A trip uptown to the Bronx Museum is well worth it this winter. The exhibition Gordon Matta-Clark: Anarchist offers both a fascinating take on 1970s New York City and an inspiring vision of the far reaches of what an artist can do. The curatorial point of view and the presentation of Matta-Clark’s oeuvre in the context of the contemporary Bronx is quite compelling.
His signature series of “cuts,” site-specific interventions into the dilapidated architectural landscape of the Bronx in the 1970s, are presented in a series of photographs that document the results of his actions. The project involved Matta-Clark entering into intensely run-down or abandoned buildings and cutting out large-scale geometric shapes into floorboards, allowing viewers to see through to lower or higher levels depending on the vantage point. One of the actual cutouts was preserved and is presented in the exhibition as a sculpture.
The images, in black and white, simultaneously reveal the audacity and ingenuity of Matta-Clark, as well as the neglect and invisibility of the Bronx as a borough in the 1970s. The work was clearly, in part, a response to the legacy of Robert Moses’ (a controversial New York City urban planner) late 1960s Cross Bronx Expressway that displaced approximately 5,000 people and contributed significantly to class divisions and neglect still rampant today in the borough.
Another series of photographs capture the early years of a prolific and widespread fever for graffiti tagging in the Bronx. Anyone who has kept an eye on graffiti culture over the decades will most likely find the images mesmerizing. Small scale letters in assorted colors and coded language appear to be a deeply embedded form of hieroglyphics specific to a particular time and place. Matta-Clark’s eye seems to work like an urban anthropologist, one who had actual entree into the community as opposed to being a voyeuristic outsider.
After discovering these two bodies of work, visitors to the exhibition will encounter another astounding urban architectural intervention that Matta-Clark conducted in the center of Paris.
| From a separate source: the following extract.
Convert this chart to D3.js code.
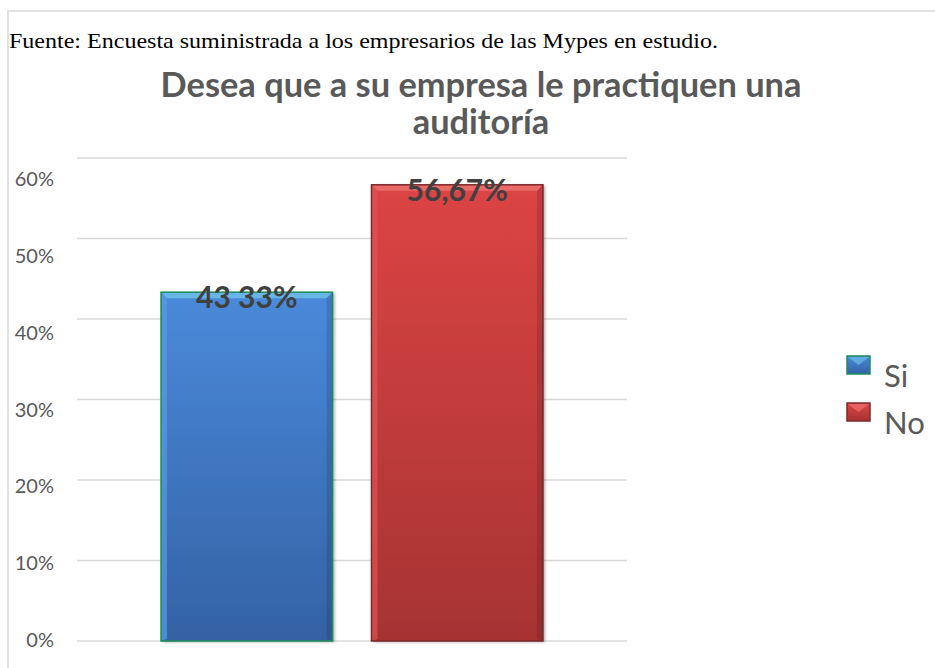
<!DOCTYPE html>
<html>
<head>
<meta charset="utf-8">
<script src="https://cdn.jsdelivr.net/npm/d3@7"></script>
<style>
  body { margin: 0; background: #fff; }
  svg { display: block; }
</style>
</head>
<body>
<svg id="chart" width="935" height="668"></svg>
<script>
// data
const series = ['Si', 'No'];
const values = [0.4333, 0.5667];
const valueLabels = ['43 33%', '56,67%'];
const ticks = [0, 0.1, 0.2, 0.3, 0.4, 0.5, 0.6];
const titleLines = ['Desea que a su empresa le practiquen una', 'auditoría'];
const sourceNote = 'Fuente: Encuesta suministrada a los empresarios de las Mypes en estudio.';

const palette = {
  Si: { top: '#4a8ada', bottom: '#3462a4', edge: '#1e8c5c', bevel: '#67b6e6', side: '#5a9be0' },
  No: { top: '#dc4444', bottom: '#a63333', edge: '#7c2a2a', bevel: '#ea6a6a', side: '#e05252' }
};

const sans = 'Lato, "Open Sans", sans-serif';
const svg = d3.select('#chart');
const plot = { left: 77, right: 627, top: 158, bottom: 641 };

// outer frame
svg.append('path')
  .attr('d', 'M8,668 V11 H935')
  .attr('fill', 'none')
  .attr('stroke', '#d9d9d9')
  .attr('stroke-width', 1.5);

// source note
svg.append('text')
  .attr('x', 9).attr('y', 48)
  .attr('font-family', '"Liberation Serif", "Times New Roman", serif')
  .attr('font-size', 21)
  .attr('fill', '#000')
  .attr('textLength', 709)
  .attr('lengthAdjust', 'spacingAndGlyphs')
  .text(sourceNote);

// title
const title = svg.append('g')
  .attr('font-family', sans)
  .attr('font-weight', 700)
  .attr('fill', '#595959')
  .attr('text-anchor', 'middle');
title.selectAll('text').data(titleLines).join('text')
  .attr('x', 481)
  .attr('y', (d, i) => 97 + i * 37)
  .attr('font-size', 30)
  .text(d => d);
// fit first line width to reference
const w1 = title.select('text').node().getComputedTextLength();
title.selectAll('text').attr('font-size', 29.5 * 652 / w1);

// scales
const y = d3.scaleLinear().domain([0, 0.6]).range([plot.bottom, plot.top]);
const yLabel = d3.scaleLinear().domain([0, 0.6]).range([640, 179]);
const x0 = d3.scaleBand().domain(['']).range([plot.left, plot.right]).paddingOuter(0.22);
const x1 = d3.scaleBand().domain(series).range([x0(''), x0('') + x0.bandwidth()]).paddingInner(0.185);

// gridlines
svg.append('g').selectAll('line').data(ticks).join('line')
  .attr('x1', plot.left).attr('x2', plot.right)
  .attr('y1', d => y(d)).attr('y2', d => y(d))
  .attr('stroke', '#d9d9d9')
  .attr('stroke-width', 1.5);

// y labels
const fmt = d3.format('.0%');
svg.append('g')
  .attr('font-family', sans)
  .attr('font-size', 20)
  .attr('fill', '#595959')
  .attr('text-anchor', 'end')
  .selectAll('text').data(ticks).join('text')
  .attr('x', 54)
  .attr('y', d => yLabel(d))
  .attr('dy', '0.35em')
  .text(d => fmt(d));

// defs
const defs = svg.append('defs');
series.forEach(s => {
  const g = defs.append('linearGradient').attr('id', 'grad-' + s)
    .attr('x1', 0).attr('y1', 0).attr('x2', 0).attr('y2', 1);
  g.append('stop').attr('offset', '0%').attr('stop-color', palette[s].top);
  g.append('stop').attr('offset', '100%').attr('stop-color', palette[s].bottom);
});
const shadow = defs.append('filter').attr('id', 'shadow')
  .attr('x', '-10%').attr('y', '-10%').attr('width', '120%').attr('height', '120%');
shadow.append('feDropShadow').attr('dx', 2).attr('dy', 1).attr('stdDeviation', 1.5)
  .attr('flood-color', '#000').attr('flood-opacity', 0.35);

// bars
const bars = svg.append('g').selectAll('g').data(series).join('g');
bars.each(function(s, i) {
  const g = d3.select(this);
  const bx = x1(s), bw = x1.bandwidth();
  const top = y(values[i]), bot = y(0);
  const b = 6;
  const c = palette[s];
  g.append('rect')
    .attr('x', bx).attr('y', top).attr('width', bw).attr('height', bot - top)
    .attr('fill', `url(#grad-${s})`)
    .attr('filter', 'url(#shadow)');
  // top bevel
  g.append('path')
    .attr('d', `M${bx},${top} H${bx + bw} L${bx + bw - b},${top + b} H${bx + b} Z`)
    .attr('fill', c.bevel);
  // left bevel
  g.append('path')
    .attr('d', `M${bx},${top} L${bx + b},${top + b} V${bot - 2} L${bx},${bot} Z`)
    .attr('fill', c.side).attr('opacity', 0.7);
  // right bevel
  g.append('path')
    .attr('d', `M${bx + bw},${top} L${bx + bw - b},${top + b} V${bot - 2} L${bx + bw},${bot} Z`)
    .attr('fill', '#000').attr('opacity', 0.12);
  g.append('rect')
    .attr('x', bx).attr('y', top).attr('width', bw).attr('height', bot - top)
    .attr('fill', 'none')
    .attr('stroke', c.edge)
    .attr('stroke-width', 1.5);
});

// value labels
svg.append('g')
  .attr('font-family', sans)
  .attr('font-weight', 700)
  .attr('font-size', 30)
  .attr('fill', '#404040')
  .attr('text-anchor', 'middle')
  .selectAll('text').data(series).join('text')
  .attr('x', s => x1(s) + x1.bandwidth() / 2)
  .attr('y', (s, i) => y(values[i]) + 16)
  .text((s, i) => valueLabels[i]);

// legend
const legend = svg.append('g').selectAll('g').data(series).join('g')
  .attr('transform', (d, i) => `translate(847,${356 + i * 47})`);
legend.each(function(s) {
  const g = d3.select(this);
  const c = palette[s];
  g.append('rect').attr('width', 23).attr('height', 18)
    .attr('fill', `url(#grad-${s})`)
    .attr('stroke', c.edge).attr('stroke-width', 1.5);
  g.append('path').attr('d', 'M1,1 H22 L11.5,9 Z').attr('fill', c.bevel).attr('opacity', 0.8);
});
legend.append('text')
  .attr('x', 37).attr('y', 31)
  .attr('font-family', sans)
  .attr('font-size', 31)
  .attr('fill', '#595959')
  .text(d => d);
</script>
</body>
</html>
Not far from what would be the site of the future Centre Pompidou, the work titled “Conical Intersect” was Matta-Clark’s contribution to the Paris Biennale of 1975. The work involved the cutting of massive concentric circles into the structure of a seventeenth century building earmarked for demolition. The piece and its making were captured in video, which is shown on a large screen installed in the center of one of the museum’s gallery spaces.
It’s hard to imagine this type of work taking place in the 21st century, although Matta-Clark’s monumental critiques of urban gentrification are still extremely relevant. Part of Matta-Clark’s dream as an artist and activist was to empower communities to take and feel a sense of ownership of their surroundings. To that end, prior to his death in 1978 at the age of 35, he began to develop an unrealized art center in the South Bronx and a Resource Center and Environmental Youth Program for the Loisaida (Lower East Side), for which he received a Guggenheim Memorial Fellowship in 1977.